━━ Data lines

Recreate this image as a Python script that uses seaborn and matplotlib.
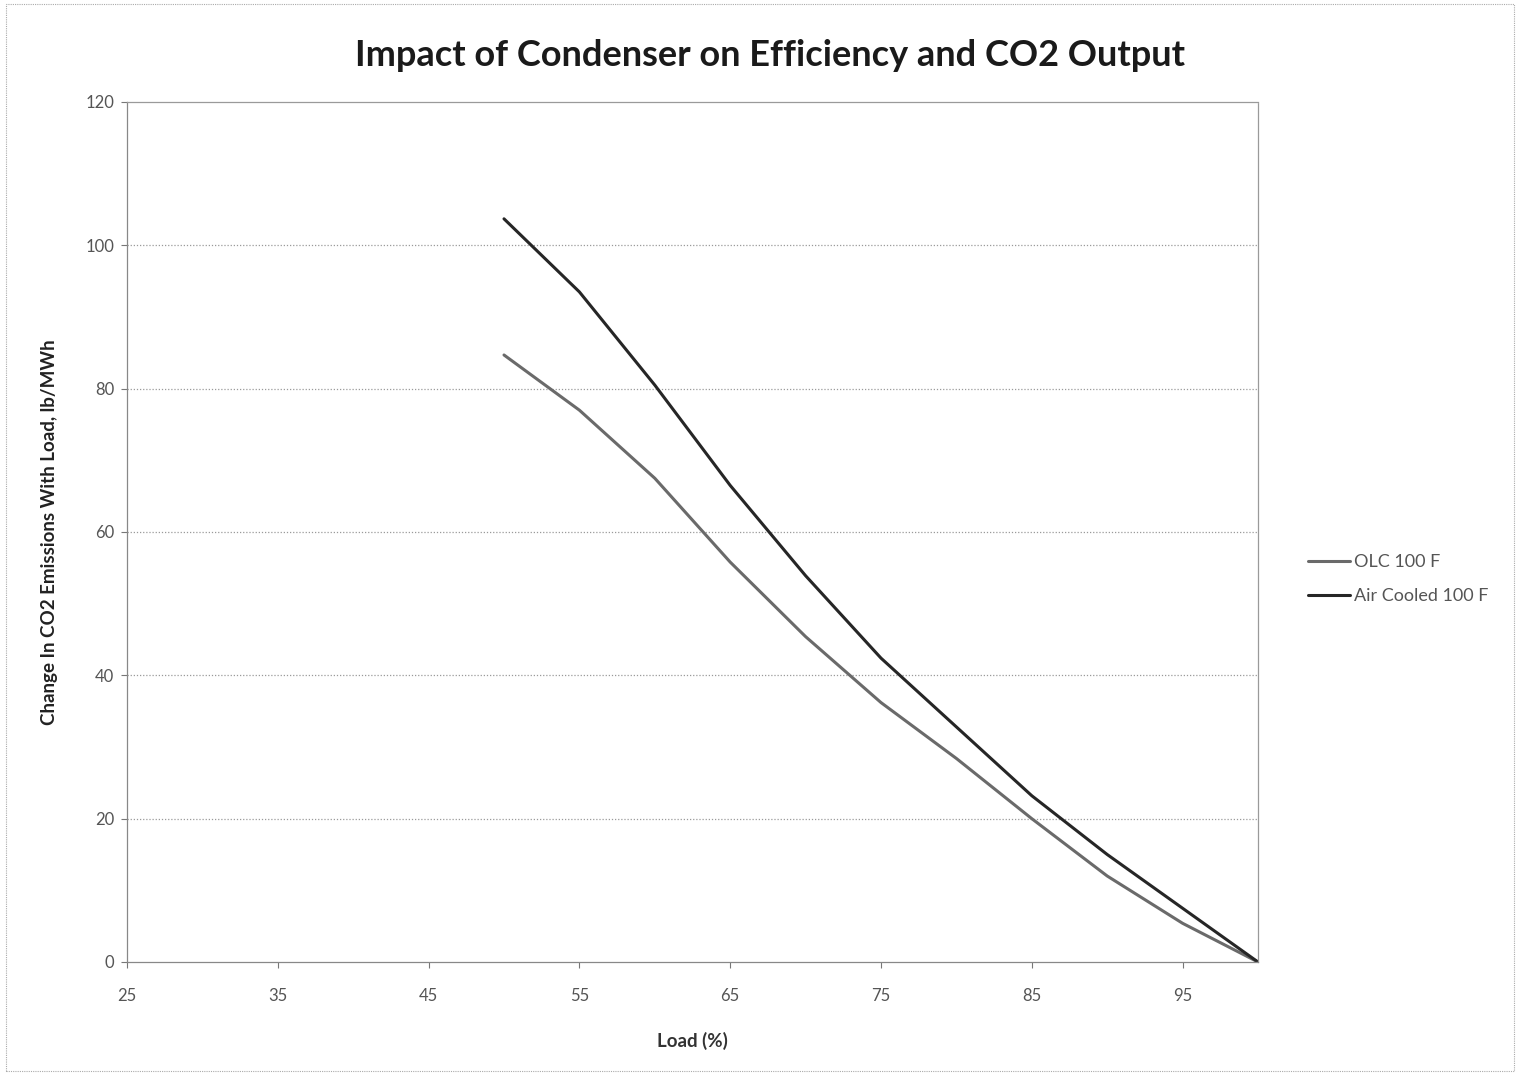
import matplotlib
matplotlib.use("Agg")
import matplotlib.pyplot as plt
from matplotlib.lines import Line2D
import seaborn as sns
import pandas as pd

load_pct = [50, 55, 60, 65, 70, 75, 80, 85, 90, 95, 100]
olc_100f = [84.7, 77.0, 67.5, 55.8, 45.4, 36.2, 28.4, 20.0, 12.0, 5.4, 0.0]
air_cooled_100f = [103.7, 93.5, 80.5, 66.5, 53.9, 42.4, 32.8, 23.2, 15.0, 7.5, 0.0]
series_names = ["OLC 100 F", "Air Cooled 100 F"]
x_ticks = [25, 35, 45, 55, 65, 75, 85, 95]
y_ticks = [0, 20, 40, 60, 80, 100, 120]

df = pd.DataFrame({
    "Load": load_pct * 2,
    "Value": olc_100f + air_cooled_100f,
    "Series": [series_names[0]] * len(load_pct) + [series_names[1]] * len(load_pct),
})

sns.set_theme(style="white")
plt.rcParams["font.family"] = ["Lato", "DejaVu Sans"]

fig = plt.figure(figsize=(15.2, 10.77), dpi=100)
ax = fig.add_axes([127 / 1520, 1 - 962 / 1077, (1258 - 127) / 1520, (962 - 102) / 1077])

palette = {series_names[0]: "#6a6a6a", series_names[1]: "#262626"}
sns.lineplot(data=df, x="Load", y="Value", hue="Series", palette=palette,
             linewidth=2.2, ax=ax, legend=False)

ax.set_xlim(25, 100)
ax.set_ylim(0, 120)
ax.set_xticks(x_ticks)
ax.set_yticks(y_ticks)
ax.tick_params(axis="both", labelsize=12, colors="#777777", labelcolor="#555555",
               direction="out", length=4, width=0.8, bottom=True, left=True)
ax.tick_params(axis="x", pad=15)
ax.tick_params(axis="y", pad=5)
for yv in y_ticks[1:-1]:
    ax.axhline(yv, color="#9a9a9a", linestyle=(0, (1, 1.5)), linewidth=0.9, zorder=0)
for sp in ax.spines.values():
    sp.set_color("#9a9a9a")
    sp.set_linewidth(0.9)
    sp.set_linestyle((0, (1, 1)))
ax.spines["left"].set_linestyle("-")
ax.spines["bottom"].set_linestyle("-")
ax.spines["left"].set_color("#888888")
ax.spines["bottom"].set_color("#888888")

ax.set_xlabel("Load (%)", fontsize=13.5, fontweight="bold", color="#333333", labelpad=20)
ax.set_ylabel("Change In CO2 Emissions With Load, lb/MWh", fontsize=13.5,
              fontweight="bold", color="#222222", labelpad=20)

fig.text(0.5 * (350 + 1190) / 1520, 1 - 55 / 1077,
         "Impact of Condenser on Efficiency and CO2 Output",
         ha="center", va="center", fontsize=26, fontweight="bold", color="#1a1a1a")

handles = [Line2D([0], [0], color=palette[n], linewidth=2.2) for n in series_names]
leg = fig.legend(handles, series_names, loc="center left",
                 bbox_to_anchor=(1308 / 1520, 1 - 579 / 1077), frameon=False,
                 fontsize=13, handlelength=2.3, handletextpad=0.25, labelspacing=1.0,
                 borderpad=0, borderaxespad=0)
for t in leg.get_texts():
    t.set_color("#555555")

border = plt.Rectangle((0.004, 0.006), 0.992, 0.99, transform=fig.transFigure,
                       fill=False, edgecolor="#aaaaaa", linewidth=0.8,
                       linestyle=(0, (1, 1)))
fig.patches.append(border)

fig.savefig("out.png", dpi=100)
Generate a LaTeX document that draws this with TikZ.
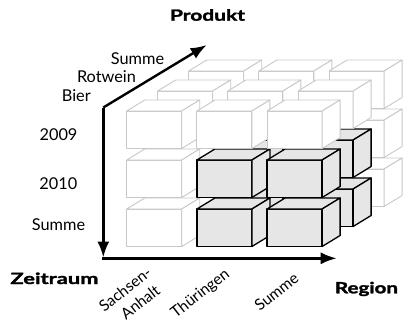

━━━━

Omit the pictures and reproduce the listing exactly.

Recreate this image as a Python script that uses seaborn and matplotlib.
import matplotlib
matplotlib.use("Agg")
import matplotlib.pyplot as plt
from matplotlib.lines import Line2D
import seaborn as sns
import pandas as pd

load_pct = [50, 55, 60, 65, 70, 75, 80, 85, 90, 95, 100]
olc_100f = [84.7, 77.0, 67.5, 55.8, 45.4, 36.2, 28.4, 20.0, 12.0, 5.4, 0.0]
air_cooled_100f = [103.7, 93.5, 80.5, 66.5, 53.9, 42.4, 32.8, 23.2, 15.0, 7.5, 0.0]
series_names = ["OLC 100 F", "Air Cooled 100 F"]
x_ticks = [25, 35, 45, 55, 65, 75, 85, 95]
y_ticks = [0, 20, 40, 60, 80, 100, 120]

df = pd.DataFrame({
    "Load": load_pct * 2,
    "Value": olc_100f + air_cooled_100f,
    "Series": [series_names[0]] * len(load_pct) + [series_names[1]] * len(load_pct),
})

sns.set_theme(style="white")
plt.rcParams["font.family"] = ["Lato", "DejaVu Sans"]

fig = plt.figure(figsize=(15.2, 10.77), dpi=100)
ax = fig.add_axes([127 / 1520, 1 - 962 / 1077, (1258 - 127) / 1520, (962 - 102) / 1077])

palette = {series_names[0]: "#6a6a6a", series_names[1]: "#262626"}
sns.lineplot(data=df, x="Load", y="Value", hue="Series", palette=palette,
             linewidth=2.2, ax=ax, legend=False)

ax.set_xlim(25, 100)
ax.set_ylim(0, 120)
ax.set_xticks(x_ticks)
ax.set_yticks(y_ticks)
ax.tick_params(axis="both", labelsize=12, colors="#777777", labelcolor="#555555",
               direction="out", length=4, width=0.8, bottom=True, left=True)
ax.tick_params(axis="x", pad=15)
ax.tick_params(axis="y", pad=5)
for yv in y_ticks[1:-1]:
    ax.axhline(yv, color="#9a9a9a", linestyle=(0, (1, 1.5)), linewidth=0.9, zorder=0)
for sp in ax.spines.values():
    sp.set_color("#9a9a9a")
    sp.set_linewidth(0.9)
    sp.set_linestyle((0, (1, 1)))
ax.spines["left"].set_linestyle("-")
ax.spines["bottom"].set_linestyle("-")
ax.spines["left"].set_color("#888888")
ax.spines["bottom"].set_color("#888888")

ax.set_xlabel("Load (%)", fontsize=13.5, fontweight="bold", color="#333333", labelpad=20)
ax.set_ylabel("Change In CO2 Emissions With Load, lb/MWh", fontsize=13.5,
              fontweight="bold", color="#222222", labelpad=20)

fig.text(0.5 * (350 + 1190) / 1520, 1 - 55 / 1077,
         "Impact of Condenser on Efficiency and CO2 Output",
         ha="center", va="center", fontsize=26, fontweight="bold", color="#1a1a1a")

handles = [Line2D([0], [0], color=palette[n], linewidth=2.2) for n in series_names]
leg = fig.legend(handles, series_names, loc="center left",
                 bbox_to_anchor=(1308 / 1520, 1 - 579 / 1077), frameon=False,
                 fontsize=13, handlelength=2.3, handletextpad=0.25, labelspacing=1.0,
                 borderpad=0, borderaxespad=0)
for t in leg.get_texts():
    t.set_color("#555555")

border = plt.Rectangle((0.004, 0.006), 0.992, 0.99, transform=fig.transFigure,
                       fill=False, edgecolor="#aaaaaa", linewidth=0.8,
                       linestyle=(0, (1, 1)))
fig.patches.append(border)

fig.savefig("out.png", dpi=100)
Generate a LaTeX document that draws this with TikZ.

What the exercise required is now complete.